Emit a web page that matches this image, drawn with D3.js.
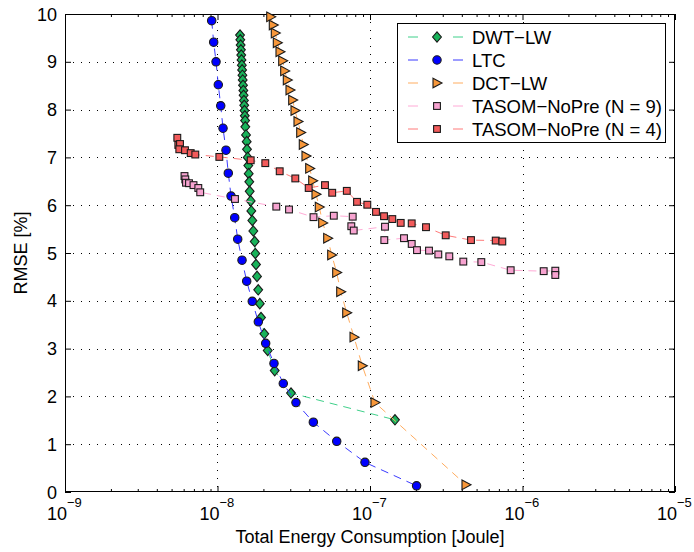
<!DOCTYPE html>
<html><head><meta charset="utf-8">
<script src="https://cdn.jsdelivr.net/npm/d3@7"></script>
<style>html,body{margin:0;padding:0;background:#fff;}svg{display:block;font-family:"Liberation Sans",Arial,Helvetica,sans-serif;}</style>
</head><body>
<svg id="chart" width="694" height="552"></svg>
<script>
// ---- data ----
const seriesNames = ["DWT\u2212LW","LTC","DCT\u2212LW","TASOM\u2212NoPre (N = 9)","TASOM\u2212NoPre (N = 4)"];
const xTickExps = [-9,-8,-7,-6,-5];
const yTickVals = [0,1,2,3,4,5,6,7,8,9,10];

const dwtX = [1.405e-8,1.411e-8,1.418e-8,1.424e-8,1.431e-8,1.437e-8,1.444e-8,1.450e-8,1.457e-8,1.463e-8,1.470e-8,1.477e-8,1.483e-8,1.490e-8,1.497e-8,1.503e-8,1.510e-8,1.517e-8,1.522e-8,1.538e-8,1.554e-8,1.561e-8,1.578e-8,1.592e-8,1.602e-8,1.616e-8,1.626e-8,1.651e-8,1.666e-8,1.692e-8,1.717e-8,1.754e-8,1.770e-8,1.789e-8,1.816e-8,1.849e-8,1.894e-8,1.929e-8,2.027e-8,2.134e-8,2.372e-8,3.034e-8,1.458e-7];
const dwtY = [9.56,9.46,9.35,9.25,9.14,9.04,8.93,8.83,8.72,8.62,8.51,8.40,8.30,8.19,8.09,7.98,7.87,7.77,7.64,7.47,7.33,7.17,7.00,6.83,6.66,6.49,6.29,6.09,5.88,5.68,5.46,5.24,4.99,4.76,4.51,4.23,3.94,3.65,3.31,2.96,2.54,2.07,1.51];

const ltcX = [9.16e-9,9.44e-9,9.78e-9,1.012e-8,1.05e-8,1.087e-8,1.137e-8,1.177e-8,1.227e-8,1.297e-8,1.357e-8,1.448e-8,1.554e-8,1.69e-8,1.852e-8,2.07e-8,2.346e-8,2.70e-8,3.27e-8,4.25e-8,6.05e-8,9.27e-8,2.02e-7];
const ltcY = [9.86,9.41,9.0,8.52,8.08,7.61,7.15,6.67,6.19,5.74,5.29,4.85,4.41,3.99,3.56,3.11,2.69,2.27,1.87,1.46,1.06,0.62,0.13];

const dctX = [2.233e-8,2.322e-8,2.393e-8,2.467e-8,2.569e-8,2.676e-8,2.758e-8,2.869e-8,2.988e-8,3.112e-8,3.223e-8,3.372e-8,3.512e-8,3.652e-8,3.804e-8,4.023e-8,4.210e-8,4.424e-8,4.650e-8,4.895e-8,5.279e-8,5.609e-8,6.047e-8,6.425e-8,7.035e-8,7.856e-8,8.902e-8,1.078e-7,4.26e-7];
const dctY = [9.94,9.77,9.60,9.40,9.21,9.02,8.81,8.62,8.41,8.20,7.98,7.75,7.52,7.27,7.03,6.77,6.51,6.23,5.96,5.63,5.31,4.96,4.59,4.19,3.75,3.24,2.64,1.87,0.15];

const n9X = [6.075e-9,6.150e-9,6.215e-9,6.503e-9,6.961e-9,7.485e-9,7.703e-9,1.302e-8,2.430e-8,2.944e-8,4.261e-8,5.789e-8,7.703e-8,7.541e-8,7.820e-8,1.254e-7,1.241e-7,1.671e-7,1.877e-7,2.033e-7,2.437e-7,2.805e-7,3.311e-7,4.091e-7,5.369e-7,8.366e-7,1.377e-6,1.641e-6,1.641e-6];
const n9Y = [6.61,6.54,6.47,6.46,6.42,6.36,6.27,6.13,5.97,5.91,5.75,5.78,5.76,5.56,5.47,5.55,5.27,5.31,5.19,5.06,5.05,4.97,4.93,4.82,4.81,4.64,4.62,4.63,4.54];

const n4X = [5.45e-9,5.534e-9,5.677e-9,5.617e-9,6.122e-9,6.673e-9,7.152e-9,1.028e-8,1.651e-8,2.058e-8,2.558e-8,3.237e-8,3.963e-8,5.068e-8,5.651e-8,7.046e-8,8.220e-8,9.601e-8,1.095e-7,1.236e-7,1.400e-7,1.590e-7,1.877e-7,2.329e-7,3.136e-7,4.595e-7,6.674e-7,7.371e-7];
const n4Y = [7.41,7.26,7.28,7.17,7.15,7.09,7.06,7.01,6.94,6.88,6.71,6.56,6.36,6.42,6.26,6.30,6.07,6.01,5.86,5.77,5.71,5.63,5.62,5.54,5.37,5.27,5.26,5.24];

// ---- styles ----
const styles = [
  {xs:dwtX, ys:dwtY, shape:"diamond", fill:"#19b35a", line:"#3fd08a"},
  {xs:ltcX, ys:ltcY, shape:"circle", fill:"#0000ff", line:"#3a3aff"},
  {xs:dctX, ys:dctY, shape:"triangle", fill:"#f7973a", line:"#ffad60"},
  {xs:n9X, ys:n9Y, shape:"square", fill:"#f7a3d0", line:"#ffaad6"},
  {xs:n4X, ys:n4Y, shape:"square", fill:"#f25b5b", line:"#ff7a7a"}
];

const svg = d3.select("#chart");
const L=65,R=675,T=14,B=492;
const x = d3.scaleLog().domain([1e-9,1e-5]).range([L,R]);
const y = d3.scaleLinear().domain([0,10]).range([B,T]);

svg.append("rect").attr("x",0).attr("y",0).attr("width",694).attr("height",552).attr("fill","#fff");

// grid
const grid = svg.append("g").attr("stroke","#000").attr("stroke-width",1).attr("stroke-dasharray","1,7");
[1e-8,1e-7,1e-6].forEach(v=>{
  grid.append("line").attr("x1",Math.round(x(v))+0.5).attr("x2",Math.round(x(v))+0.5).attr("y1",T).attr("y2",B);
});
yTickVals.filter(v=>v>0&&v<10).forEach(v=>{
  grid.append("line").attr("y1",Math.round(y(v))+0.5).attr("y2",Math.round(y(v))+0.5).attr("x1",L).attr("x2",R);
});

// axes
const majorX = xTickExps.map(e=>Math.pow(10,e));
const minorX = [];
for(let e=-9;e<-5;e++) for(let k=2;k<10;k++) minorX.push(k*Math.pow(10,e));

function addAxis(axis, tr){ const g=svg.append("g").attr("transform",tr).call(axis); g.select(".domain").remove(); g.selectAll("line").attr("stroke","#000"); g.selectAll("text").remove(); return g; }
addAxis(d3.axisBottom(x).tickValues(majorX).tickSize(-6).tickFormat(""),`translate(0,${B})`);
addAxis(d3.axisBottom(x).tickValues(minorX).tickSize(-3).tickFormat(""),`translate(0,${B})`);
addAxis(d3.axisTop(x).tickValues(majorX).tickSize(-6).tickFormat(""),`translate(0,${T})`);
addAxis(d3.axisTop(x).tickValues(minorX).tickSize(-3).tickFormat(""),`translate(0,${T})`);
addAxis(d3.axisLeft(y).tickValues(yTickVals).tickSize(-6).tickFormat(""),`translate(${L},0)`);
addAxis(d3.axisRight(y).tickValues(yTickVals).tickSize(-6).tickFormat(""),`translate(${R},0)`);

svg.append("rect").attr("x",L+0.5).attr("y",T+0.5).attr("width",R-L-1).attr("height",B-T-1).attr("fill","none").attr("stroke","#000").attr("stroke-width",1);

// tick labels
xTickExps.forEach(e=>{
  svg.append("text").attr("x",x(Math.pow(10,e))-8).attr("y",519.5).attr("text-anchor","middle").attr("font-size",18).attr("fill","#000").text("10");
  svg.append("text").attr("x",x(Math.pow(10,e))+2).attr("y",507).attr("font-size",13).attr("fill","#000").text("\u2212"+Math.abs(e));
});
yTickVals.forEach(v=>{
  svg.append("text").attr("x",57).attr("y",y(v)+6.5).attr("text-anchor","end").attr("font-size",18).attr("fill","#000").text(v);
});

svg.append("text").attr("x",370).attr("y",543).attr("text-anchor","middle").attr("font-size",18).attr("fill","#000").text("Total Energy Consumption [Joule]");
svg.append("text").attr("transform","translate(27,253) rotate(-90)").attr("text-anchor","middle").attr("font-size",18).attr("fill","#000").text("RMSE [%]");

// markers
function marker(g, shape, cx, cy, fill){
  let el;
  if(shape==="circle") el=g.append("circle").attr("cx",cx).attr("cy",cy).attr("r",4.2);
  else if(shape==="diamond") el=g.append("path").attr("d",`M${cx},${cy-5.2}L${cx+4.4},${cy}L${cx},${cy+5.2}L${cx-4.4},${cy}Z`);
  else if(shape==="triangle") el=g.append("path").attr("d",`M${cx-4},${cy-4.8}L${cx+5},${cy}L${cx-4},${cy+4.8}Z`);
  else el=g.append("rect").attr("x",cx-3.4).attr("y",cy-3.4).attr("width",6.8).attr("height",6.8);
  el.attr("fill",fill).attr("stroke","#1a1a1a").attr("stroke-width",1.1);
}

const plot = svg.append("g");
plot.append("clipPath").attr("id","clip").append("rect").attr("x",L).attr("y",T-6).attr("width",R-L).attr("height",B-T+12);
const lineGen = d3.line().x(d=>x(d[0])).y(d=>y(d[1]));
styles.forEach(s=>{
  const pts = s.xs.map((v,i)=>[v,s.ys[i]]);
  const g = plot.append("g").attr("clip-path","url(#clip)");
  g.append("path").attr("d",lineGen(pts)).attr("fill","none").attr("stroke",s.line).attr("stroke-width",1).attr("stroke-dasharray","8,6");
  pts.forEach(p=>marker(g,s.shape,x(p[0]),y(p[1]),s.fill));
});

// legend
const lg = svg.append("g");
lg.append("rect").attr("x",397.5).attr("y",23.5).attr("width",268).attr("height",119).attr("fill","#fff").attr("stroke","#000").attr("stroke-width",1);
const rowY = [37,60,83,106,129];
styles.forEach((s,i)=>{
  const yy=rowY[i];
  lg.append("line").attr("x1",408).attr("x2",418).attr("y1",yy).attr("y2",yy).attr("stroke",s.line).attr("stroke-width",1);
  lg.append("line").attr("x1",453).attr("x2",463).attr("y1",yy).attr("y2",yy).attr("stroke",s.line).attr("stroke-width",1);
  marker(lg,s.shape,437,yy,s.fill);
  lg.append("text").attr("x",472).attr("y",yy+6.5).attr("font-size",18.5).attr("fill","#000").text(seriesNames[i]);
});
</script>
</body></html>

○ ○ ○ ○

> [THE TASK]:
Begin at the top of the material above and output each line exactly, stopping after the line that holds "const yTickVals = [0,1,2,3,4,5,6,7,8,9,10];". Leave out pictures.

> [EXERCISE SOLUTION]:
Emit a web page that matches this image, drawn with D3.js.
<!DOCTYPE html>
<html><head><meta charset="utf-8">
<script src="https://cdn.jsdelivr.net/npm/d3@7"></script>
<style>html,body{margin:0;padding:0;background:#fff;}svg{display:block;font-family:"Liberation Sans",Arial,Helvetica,sans-serif;}</style>
</head><body>
<svg id="chart" width="694" height="552"></svg>
<script>
// ---- data ----
const seriesNames = ["DWT\u2212LW","LTC","DCT\u2212LW","TASOM\u2212NoPre (N = 9)","TASOM\u2212NoPre (N = 4)"];
const xTickExps = [-9,-8,-7,-6,-5];
const yTickVals = [0,1,2,3,4,5,6,7,8,9,10];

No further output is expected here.